WoW's coming on 20 years old soon, believe it or not. In that time, dozens of teams, official and pirate, have tried to improve on it, and all of them fell for the same trap: trying to build on the endgame, max level, external-grouping experience. modern retail wow is built entirely around doing your Content tasks for the week, to prepare for doing your content for next week, ad infinitum. most pirate vanilla+, wrath+, etc servers tried to add raids, or expand on arena mode, or focus on WPvP balance, and all of them petered out before Activision even bothered to send the lawyers knocking. only the Turtle team (and probably someone with an RO server) have understood the true soul of the MMO: hanging out with a bunch of computer weirdos while leveling though an RPG at your own pace, phasing in and out of adhoc overworld groups with a mechanically distinct character (a concept that doesn't even exist in Runescape or XIV). people on here don't powerlevel, they play, specifically because of the approach the team took to balance, faction mechanics, professions, the hardcore mode, etc etc. it's great! even Blizz is cribbing their ideas now, with official challenge modes in Classic, and now a misguided attempt at "rebalanced," funserver-y mid-level content with Season of Discovery. but there is a reason TWoW's cities are full of people playing the game, where Classic's cities are full of identical max level, fully geared characters sitting around, hoping someone walks by and thinks they're cool.

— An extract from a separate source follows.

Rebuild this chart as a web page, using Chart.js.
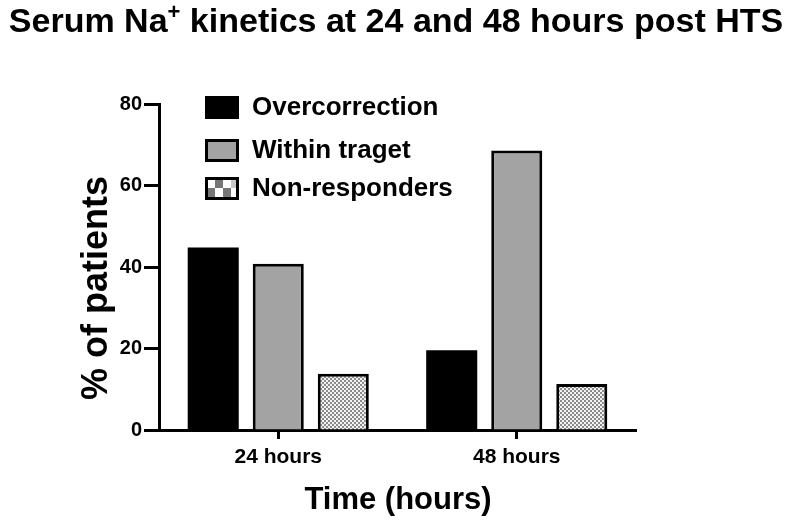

This is the only good theme park MMO there's ever been. I will cry when it dies.

the last human space online. 99% amateurish user-generated content. gobs of first experiments with 3d worlds, fanshrines, abandoned hangout zones, idealized suburban lives, outsider art, hyperfixation outlets. incredible photography "game," and a reminder of what the internet could have been.

solid weirdo platformer with open levels and fun ideas about "the jump button." no focus testing, no second guessing, just old japanese dudes trying to make something cool. would be someone on your forum's favorite game, were it on dreamcast. 3'Yuji

(they couldve skipped the boss fights though)

the only true computer role-playing game.